После наступления ночи Индия пустеет. Уже к одиннадцати вечера вы не встретите на улице ни одного прохожего, а если встретите, то вам лучше держаться от него подальше, ведь ничего доброго он точно не замыслил. Индийская ночь – это пристанище мрака и шорохов, грязных делишек и похоти, где нет места ничему человеческому и нечему живому. Индийская ночь смотрит на вас глазами первобытного ужаса, за которым таится лишь бесконечная темнота. Я провел немало времени на ночных дорогах Индии, но не нашел на них ничего кроме пустоты и отчаяния. Индийской ночью вам остается только одно – с нетерпением ждать, когда рассвет вновь забелеет над этой чудесной страной, запуская вновь ее бесконечно прекрасный хаос.

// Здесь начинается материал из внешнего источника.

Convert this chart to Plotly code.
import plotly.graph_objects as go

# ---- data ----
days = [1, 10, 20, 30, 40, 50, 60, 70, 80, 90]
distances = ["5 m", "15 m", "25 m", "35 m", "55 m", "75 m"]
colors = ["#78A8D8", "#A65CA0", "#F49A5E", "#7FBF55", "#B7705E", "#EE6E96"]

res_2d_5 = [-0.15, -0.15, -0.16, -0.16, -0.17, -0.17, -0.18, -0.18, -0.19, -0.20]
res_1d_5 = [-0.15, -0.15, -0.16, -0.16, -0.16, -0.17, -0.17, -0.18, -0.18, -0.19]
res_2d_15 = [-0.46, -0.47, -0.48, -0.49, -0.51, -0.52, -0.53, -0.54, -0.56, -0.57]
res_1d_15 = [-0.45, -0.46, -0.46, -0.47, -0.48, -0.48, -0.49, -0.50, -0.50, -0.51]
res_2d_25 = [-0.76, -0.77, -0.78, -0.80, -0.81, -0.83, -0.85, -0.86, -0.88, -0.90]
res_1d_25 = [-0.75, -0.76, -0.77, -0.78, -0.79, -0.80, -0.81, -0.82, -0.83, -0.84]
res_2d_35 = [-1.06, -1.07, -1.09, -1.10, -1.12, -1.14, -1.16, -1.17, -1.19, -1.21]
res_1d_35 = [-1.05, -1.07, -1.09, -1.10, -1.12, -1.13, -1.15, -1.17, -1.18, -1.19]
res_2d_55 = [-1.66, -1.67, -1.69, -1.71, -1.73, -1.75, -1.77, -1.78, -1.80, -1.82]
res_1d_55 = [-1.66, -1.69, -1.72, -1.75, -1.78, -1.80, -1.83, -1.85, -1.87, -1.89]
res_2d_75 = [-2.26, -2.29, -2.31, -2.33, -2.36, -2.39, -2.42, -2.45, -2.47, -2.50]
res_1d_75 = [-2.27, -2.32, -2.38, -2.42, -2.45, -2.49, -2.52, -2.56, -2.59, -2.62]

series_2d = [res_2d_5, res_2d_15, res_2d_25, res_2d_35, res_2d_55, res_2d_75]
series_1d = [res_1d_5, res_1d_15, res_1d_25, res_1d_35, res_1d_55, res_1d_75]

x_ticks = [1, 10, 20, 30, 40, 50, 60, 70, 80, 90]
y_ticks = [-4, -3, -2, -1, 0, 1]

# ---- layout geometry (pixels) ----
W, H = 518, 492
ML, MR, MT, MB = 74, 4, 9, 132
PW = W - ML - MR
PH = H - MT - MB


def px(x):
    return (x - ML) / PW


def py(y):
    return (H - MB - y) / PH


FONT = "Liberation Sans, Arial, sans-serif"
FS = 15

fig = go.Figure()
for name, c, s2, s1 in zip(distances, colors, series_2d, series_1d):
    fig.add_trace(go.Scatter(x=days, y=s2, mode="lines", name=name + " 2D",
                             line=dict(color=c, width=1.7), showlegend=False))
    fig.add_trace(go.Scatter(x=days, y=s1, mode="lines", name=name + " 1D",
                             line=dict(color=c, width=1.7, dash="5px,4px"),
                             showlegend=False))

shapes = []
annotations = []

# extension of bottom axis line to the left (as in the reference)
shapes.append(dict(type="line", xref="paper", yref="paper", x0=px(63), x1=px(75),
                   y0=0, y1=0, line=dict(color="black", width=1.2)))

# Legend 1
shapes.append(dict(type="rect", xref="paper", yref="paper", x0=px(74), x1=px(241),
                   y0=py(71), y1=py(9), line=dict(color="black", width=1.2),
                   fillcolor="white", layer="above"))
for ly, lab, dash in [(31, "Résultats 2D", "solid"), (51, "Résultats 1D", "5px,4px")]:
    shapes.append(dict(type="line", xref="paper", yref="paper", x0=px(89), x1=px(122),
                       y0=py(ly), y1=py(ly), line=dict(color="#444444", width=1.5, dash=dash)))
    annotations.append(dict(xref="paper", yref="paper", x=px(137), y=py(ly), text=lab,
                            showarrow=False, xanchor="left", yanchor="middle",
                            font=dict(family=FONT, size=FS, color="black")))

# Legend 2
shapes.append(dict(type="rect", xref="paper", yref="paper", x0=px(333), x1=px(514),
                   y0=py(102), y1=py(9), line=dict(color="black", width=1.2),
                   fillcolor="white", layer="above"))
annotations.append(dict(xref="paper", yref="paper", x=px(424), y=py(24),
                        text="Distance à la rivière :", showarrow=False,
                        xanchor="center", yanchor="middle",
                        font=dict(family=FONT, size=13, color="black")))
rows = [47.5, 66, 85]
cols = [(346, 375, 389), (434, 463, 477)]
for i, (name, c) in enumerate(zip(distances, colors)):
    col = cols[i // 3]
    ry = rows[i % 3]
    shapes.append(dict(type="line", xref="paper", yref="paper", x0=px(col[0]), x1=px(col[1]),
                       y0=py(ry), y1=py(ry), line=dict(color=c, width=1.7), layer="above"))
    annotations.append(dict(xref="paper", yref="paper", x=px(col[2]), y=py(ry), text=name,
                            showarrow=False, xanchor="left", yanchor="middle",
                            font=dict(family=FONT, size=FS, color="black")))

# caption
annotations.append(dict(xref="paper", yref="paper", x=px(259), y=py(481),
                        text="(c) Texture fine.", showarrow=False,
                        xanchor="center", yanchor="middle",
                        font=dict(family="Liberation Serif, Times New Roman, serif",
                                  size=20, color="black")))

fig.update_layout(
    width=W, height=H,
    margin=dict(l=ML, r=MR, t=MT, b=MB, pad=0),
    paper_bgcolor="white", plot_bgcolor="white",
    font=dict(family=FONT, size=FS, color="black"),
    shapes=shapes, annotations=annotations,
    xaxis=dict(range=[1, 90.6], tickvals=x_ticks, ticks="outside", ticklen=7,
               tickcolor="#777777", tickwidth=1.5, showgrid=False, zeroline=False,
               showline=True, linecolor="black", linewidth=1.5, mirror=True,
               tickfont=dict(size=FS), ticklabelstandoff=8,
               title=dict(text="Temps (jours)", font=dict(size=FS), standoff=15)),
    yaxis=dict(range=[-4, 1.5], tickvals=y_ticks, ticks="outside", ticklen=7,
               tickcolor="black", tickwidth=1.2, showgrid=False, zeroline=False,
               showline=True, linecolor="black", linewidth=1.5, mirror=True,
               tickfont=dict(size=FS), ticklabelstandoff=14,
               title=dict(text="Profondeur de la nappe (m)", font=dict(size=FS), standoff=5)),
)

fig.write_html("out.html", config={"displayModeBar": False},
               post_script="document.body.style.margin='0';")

Человеку, родившемуся в европейском мире, с детства прививают мысль о том, что они должны быть благодарны за то, что не родились где-нибудь в Руанде, и им не нужно горбатиться в кобальтовой шахте за пол доллара в день. Со временем мы так привыкаем к этому врожденному чувству вины, что попросту перестаем замечать его, и будучи взрослыми уже почти не задумываемся, как повезло нам при рождении, вытянуть счастливый билет, в мир цивилизованного общества, бесплатного образования, доступной медицины и безопасной жизни под надзором полиции. В мир, где никто не станет отрубать вам руки мачете, чтобы проходящие мимо туристы бросали вам по больше милостыни. И я не был исключением. В жизни мне ни раз доводилось завидовать кому-то. И лишь в Индии, я начал осознавать, насколько все могло быть хуже, не сорви я джек-пот в безумной лотерее под названием колесо сансары.
В один из дней, я вдруг неожиданно понял, что лишь одна случайность отделила меня от рождения, в котором я был бы призираем в обществе. Моего отца отовсюду бы гнали и не пускали бы в общественный транспорт. Моя мать была бы самой дешевой проституткой в индийских трущобах, и с самого раннего возраста меня бы заставляли носить женскую одежду, а может даже оскопили бы, и отправили торговать своим телом на улицах. Если бы мне повезло чуть больше, я возможно бы танцевал на свадьбах и смотринах новорожденных детей, и может быть, даже нашел бы себе богатого патрона неравнодушного к представителям третьего пола (а такой в Индии существует на официальном уровне). Всю жизнь бы меня призирали и сторонились. Боялись и ненавидели. А если бы у меня и были бы даже нормальные родители, они бы отреклись от меня, и отдали бы на воспитание к Гуру, больше похожего на обычного сутенёра. А отдали бы меня лишь потому, что кому-то черты моего лица показались слишком женственными, или скажем мой отец решил бы неплохо заработать на продаже ребенка. Не дали бы мне покоя и после смерти. Мои «сестры», побили бы и оплевали мое тело, мочились бы на него и обливали прочими нечистотами, чтобы моей душе не вздумалось вновь переродиться в теле столь презренного существа. Меня бы звали хиджра, и лишь слово это вызывало бы у людей отвращение.